It sure was an angsty spring, huh?
Maybe it's the specter of a Trump regime, or the upward creep of Portland housing prices, or the city's struggles to help our homeless—but Portland has seemed especially peevish in the past six months.
Well, summer is finally here. Let it go.
It's time to get out of your sweaty living room and spend a lazy day on some shady riverbank with a sixer of Blue Moon. It's time to skip another commute through rush-hour traffic and hike a piece of a grand trail you've only seen onscreen. It's time to forget the gray skies of February and lose your mind at a music festival or drive way out to deep Southeast for the best tacos in town.
And so, here's our guide to getting the most out of Portland in summertime.
Because the Columbia River Highway celebrates its centennial this year, we drove it in search of the Gorge's best swimming spots. And because we're a little sick of driving in this city's traffic, we decided to try biking to auto-centric spots, like the nation's top drive-in theater and a historic drive-in burger spot. We also decided to recalibrate our idea of what "hot" even means by participating in a traditional Native American sweat lodge ceremony.
And since Trump does make us nervous, we decided to celebrate Mexican culture where we found it. That took us on an epic quest to eat every taco in East Portland to find the best and through bottles of every Mexican lager available in town.

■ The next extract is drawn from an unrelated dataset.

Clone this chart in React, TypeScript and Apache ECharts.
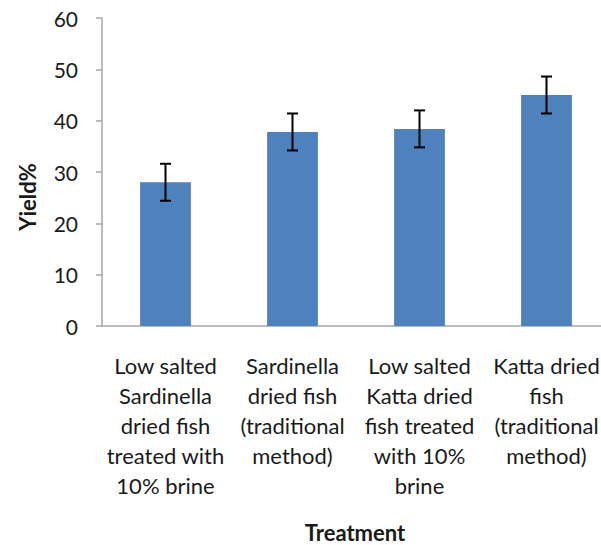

We also started plotting our escape from the country—you could walk to Mexico or Canada on the Pacific Crest Trail, but it's best to start with some of the area's top PCT day hikes.
Given that nobody knows how things will shake out—we could be at war with Indonesia by this time next year—it's a good idea to get the most out of every sunny day this summer. So we've assembled a Super Calendar featuring one awesome event every single day between now and autumn.
Before you know it, the clouds will return and you'll have long, chilly nights to argue with your Facebook friends and leave little notes correcting your neighbor's parking habits.
But not now. It's summer—shut up, grab a beer and a book, and drive out to the river.